Когда можно было сослаться на “Правду”, проходила любая ложь. Вот и пошли слухи об использовании на мясокомбинате вместо мяса туалетной бумаги при изготовлении колбасы, о миллионных вкладах Гимельфарбов в Швейцарских банках и о многих других махинациях еврейских дельцов.
Я знал об этих сплетнях, и мне часто казалось, что каждый прохожий на улице только об этом и думал. Как было мне это выносить, читателю, наверное, понять не трудно, но представить себе состояние моих детей, вокруг которых не умолкала молва о родителях-жуликах и проходимцах, намного труднее. Боль и обида за поруганную честь семьи не давала им покоя, их страдания вызывали протест и потребность защитных действий. Но какими могли быть эти действия в нашей стране? Всё равно, что плевать против ветра.
Им, молодым, имевшим все основания гордиться своими родителями, было невмоготу слушать позорные эпитеты в их адрес, видеть их униженными и оскорблёнными. Жить и работать в такой обстановке стало невозможно. Чувствуя бессилие оградить себя от стыда и позора, зашитить нас от незаслуженных обид и подозрений, наши дети видели единственный выход из создавшегося положения в бегстве. Они были готовы бежать куда угодно, лишь бы вырваться из потока лжи и грязи, защитить свою честь и достоинство.
Первым с таким предложением пришел к нам Вовочка. Весной 1979-го года он заявил о желании покинуть Родину. Тогда ещё мало евреев решалось на это. Хоть официально правительство, под нажимом мирового общественного мнения, и признало их право на иммиграцию, но на самом деле мало кому удавалось такой возможностью воспользоваться. Для отказа придумывались различные причины, вроде допуска к государственным секретам или призыва в армию, и фактически уезжали единицы. Остальные становились отказниками со всеми ужасными последствиями, которые сопровождали этот статус (увольнение с работы, позорное исключение из комсомола и партии, лишение гражданских прав).

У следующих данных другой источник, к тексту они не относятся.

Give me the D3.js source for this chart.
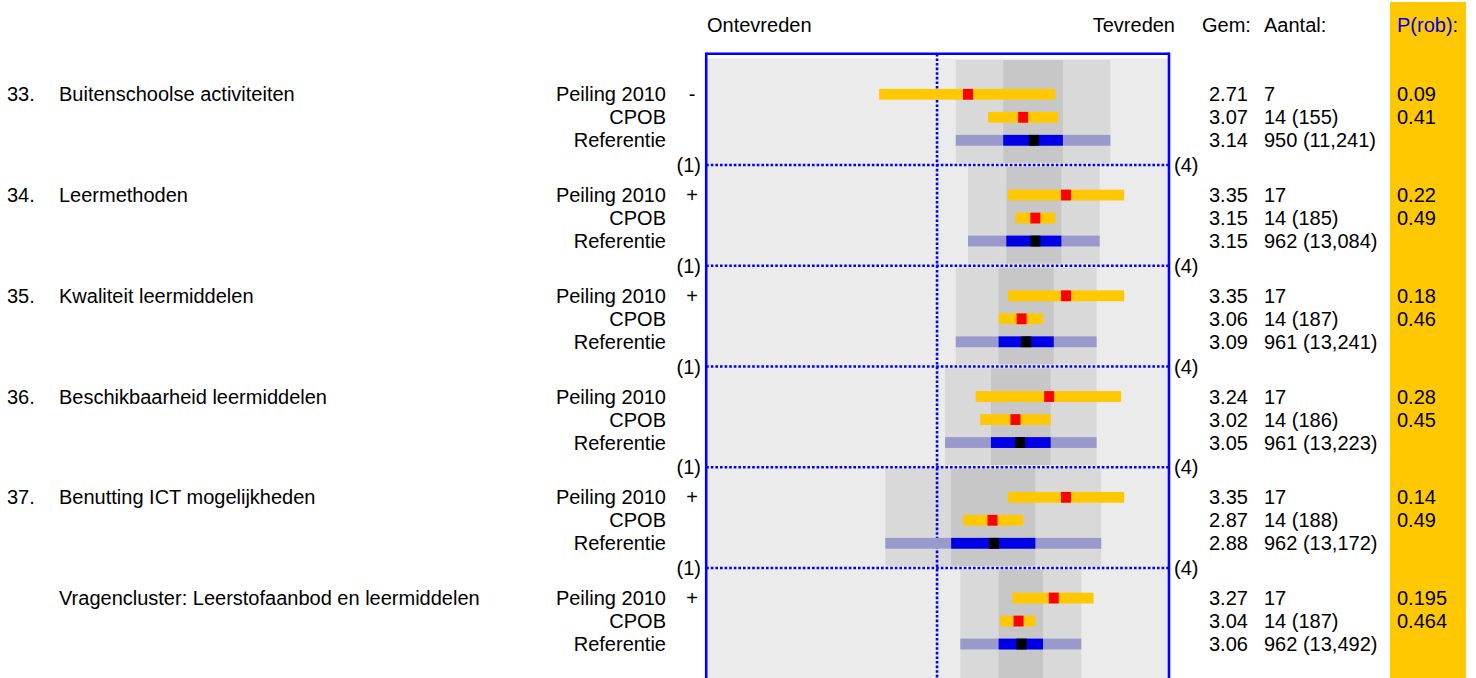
<!DOCTYPE html>
<html><head><meta charset="utf-8">
<script src="https://cdn.jsdelivr.net/npm/d3@7"></script>
<style>
html,body{margin:0;padding:0;background:#fff;}
svg{display:block;font-family:"Liberation Sans",Arial,sans-serif;font-size:20px;}
</style></head>
<body>
<svg id="chart" width="1476" height="678"></svg>
<script>
// ---- data ----
const groupNums   = ["33.", "34.", "35.", "36.", "37.", ""];
const groupLabels = ["Buitenschoolse activiteiten", "Leermethoden", "Kwaliteit leermiddelen",
                     "Beschikbaarheid leermiddelen", "Benutting ICT mogelijkheden",
                     "Vragencluster: Leerstofaanbod en leermiddelen"];
const signs       = ["-", "+", "+", "", "+", "+"];
const rowLabels   = ["Peiling 2010", "CPOB", "Referentie"];

const peilingMean = [2.71, 3.35, 3.35, 3.24, 3.35, 3.27];
const peilingLow  = [2.13, 2.97, 2.97, 2.76, 2.97, 3.00];
const peilingHigh = [3.28, 3.73, 3.73, 3.71, 3.73, 3.53];

const cpobMean = [3.07, 3.15, 3.06, 3.02, 2.87, 3.04];
const cpobLow  = [2.84, 3.02, 2.91, 2.79, 2.68, 2.92];
const cpobHigh = [3.30, 3.28, 3.20, 3.25, 3.07, 3.15];

const refMean      = [3.14, 3.15, 3.09, 3.05, 2.88, 3.06];
const refOuterLow  = [2.63, 2.71, 2.63, 2.56, 2.17, 2.66];
const refOuterHigh = [3.64, 3.57, 3.55, 3.55, 3.58, 3.45];
const refInnerLow  = [2.94, 2.96, 2.91, 2.86, 2.60, 2.91];
const refInnerHigh = [3.33, 3.32, 3.27, 3.25, 3.15, 3.20];

const peilingN = ["7", "17", "17", "17", "17", "17"];
const cpobN    = ["14 (155)", "14 (185)", "14 (187)", "14 (186)", "14 (188)", "14 (187)"];
const refN     = ["950 (11,241)", "962 (13,084)", "961 (13,241)", "961 (13,223)", "962 (13,172)", "962 (13,492)"];
const peilingP = ["0.09", "0.22", "0.18", "0.28", "0.14", "0.195"];
const cpobP    = ["0.41", "0.49", "0.46", "0.45", "0.49", "0.464"];

const scaleMin = 1, scaleMax = 4, scaleMid = 2.5;
const scaleMinLabel = "(1)", scaleMaxLabel = "(4)";
const headLeft = "Ontevreden", headRight = "Tevreden";
const headGem = "Gem:", headAantal = "Aantal:", headP = "P(rob):";

// ---- drawing ----
const svg = d3.select("#chart");
const W = 1476, H = 678;
const nG = groupNums.length;

const x = d3.scaleLinear().domain([scaleMin, scaleMax]).range([706.2, 1165.5]);
const gy = d3.scaleLinear().domain([0, nG]).range([63.6, 63.6 + nG * 100.75]);
const rowY = d3.scaleBand().domain([0, 1, 2]).range([19.2, 88.2]).paddingInner(0.53).paddingOuter(0.265);

const boxL = 706.2, boxR = 1169, boxT = 53.8;

const groups = d3.range(nG).map(i => ({
  i,
  rows: [
    {label: rowLabels[0], mean: peilingMean[i], lo: peilingLow[i], hi: peilingHigh[i], n: peilingN[i], p: peilingP[i], kind: "p"},
    {label: rowLabels[1], mean: cpobMean[i], lo: cpobLow[i], hi: cpobHigh[i], n: cpobN[i], p: cpobP[i], kind: "p"},
    {label: rowLabels[2], mean: refMean[i], lo: refOuterLow[i], hi: refOuterHigh[i], ilo: refInnerLow[i], ihi: refInnerHigh[i], n: refN[i], p: "", kind: "r"}
  ]
}));

// P(rob) column
svg.append("rect").attr("x", 1390).attr("y", 2).attr("width", 76).attr("height", H).attr("fill", "#ffc800");

// plot background
svg.append("rect").attr("x", boxL).attr("y", 58.5).attr("width", boxR - boxL).attr("height", H).attr("fill", "#ebebeb");

// bands per group
groups.forEach(g => {
  const top = g.i === 0 ? 60 : gy(g.i) + 2.4;
  const bot = g.i === nG - 1 ? H : gy(g.i + 1) - 1.5;
  const r = g.rows[2];
  svg.append("rect").attr("x", x(r.lo)).attr("y", top).attr("width", x(r.hi) - x(r.lo)).attr("height", bot - top).attr("fill", "#d9d9d9");
  svg.append("rect").attr("x", x(r.ilo)).attr("y", top).attr("width", x(r.ihi) - x(r.ilo)).attr("height", bot - top).attr("fill", "#c7c7c7");
});

// vertical dotted midline
svg.append("line").attr("x1", x(scaleMid) + 1.2).attr("x2", x(scaleMid) + 1.2).attr("y1", boxT).attr("y2", H)
  .attr("stroke", "#0000ff").attr("stroke-width", 2.6).attr("stroke-dasharray", "2.6,2");

// separators
d3.range(1, nG).forEach(i => {
  const yy = gy(i) + 0.7;
  svg.append("line").attr("x1", boxL).attr("x2", boxR).attr("y1", yy).attr("y2", yy)
    .attr("stroke", "#0000ff").attr("stroke-width", 2.6).attr("stroke-dasharray", "2.6,2");
  svg.append("text").attr("x", 701).attr("y", yy).attr("text-anchor", "end").attr("dominant-baseline", "central").attr("fill", "#000").text(scaleMinLabel);
  svg.append("text").attr("x", 1174).attr("y", yy).attr("text-anchor", "start").attr("dominant-baseline", "central").attr("fill", "#000").text(scaleMaxLabel);
});

// bars
const bh = rowY.bandwidth();
groups.forEach(g => {
  const top = gy(g.i);
  g.rows.forEach((r, k) => {
    const y0 = top + rowY(k);
    if (r.kind === "p") {
      svg.append("rect").attr("x", x(r.lo)).attr("y", y0).attr("width", x(r.hi) - x(r.lo)).attr("height", bh).attr("fill", "#ffc800");
      svg.append("rect").attr("x", x(r.mean) - 5).attr("y", y0).attr("width", 10).attr("height", bh).attr("fill", "#ff0000");
    } else {
      svg.append("rect").attr("x", x(r.lo)).attr("y", y0).attr("width", x(r.hi) - x(r.lo)).attr("height", bh).attr("fill", "#9999cc");
      svg.append("rect").attr("x", x(r.ilo)).attr("y", y0).attr("width", x(r.ihi) - x(r.ilo)).attr("height", bh).attr("fill", "#0000e6");
      svg.append("rect").attr("x", x(r.mean) - 5).attr("y", y0).attr("width", 10).attr("height", bh).attr("fill", "#000");
    }
    const cy = y0 + bh / 2;
    const t = (xx, txt, anchor, fill) => svg.append("text").attr("x", xx).attr("y", cy)
      .attr("text-anchor", anchor).attr("dominant-baseline", "central").attr("fill", fill || "#000").text(txt);
    t(666, r.label, "end");
    t(1209, r.mean.toFixed(2), "start");
    t(1264, r.n, "start");
    if (r.p) t(1397, r.p, "start");
    if (k === 0) {
      if (groupNums[g.i]) t(7, groupNums[g.i], "start");
      t(59, groupLabels[g.i], "start");
      if (signs[g.i]) t(692, signs[g.i], "middle");
    }
  });
});

// box border
svg.append("line").attr("x1", boxL).attr("x2", boxL).attr("y1", boxT - 1.3).attr("y2", H).attr("stroke", "#0000ff").attr("stroke-width", 2.6);
svg.append("line").attr("x1", boxR).attr("x2", boxR).attr("y1", boxT - 1.3).attr("y2", H).attr("stroke", "#0000ff").attr("stroke-width", 2.6);
svg.append("line").attr("x1", boxL).attr("x2", boxR).attr("y1", boxT).attr("y2", boxT).attr("stroke", "#0000ff").attr("stroke-width", 2.6);

// headers
const hy = 32;
svg.append("text").attr("x", 707).attr("y", hy).attr("text-anchor", "start").text(headLeft);
svg.append("text").attr("x", 1175).attr("y", hy).attr("text-anchor", "end").text(headRight);
svg.append("text").attr("x", 1202).attr("y", hy).attr("text-anchor", "start").text(headGem);
svg.append("text").attr("x", 1264).attr("y", hy).attr("text-anchor", "start").text(headAantal);
svg.append("text").attr("x", 1397).attr("y", hy).attr("text-anchor", "start").attr("fill", "#0000e6").text(headP);
</script>
</body></html>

Всё это было известно сыну и тем не менее он на это решился. Его семья получила официальное приглашение от каких-то незнакомых нам ранее родственников из Израиля. Поскольку явных оснований для отказа в выезде у них не было, Вовочка рассчитывал быстро оформить документы и в течении нескольких месяцев покинуть Белоруссию. Он надеялся по израильской визе добраться до Вены, а там попытаться получить разрешение на въезд в США, где жили родственники Риты. Вовочка обещал помочь нам и семьям Мишеньки и Верочки во всём, что будет связано с нашим последующим отъездом.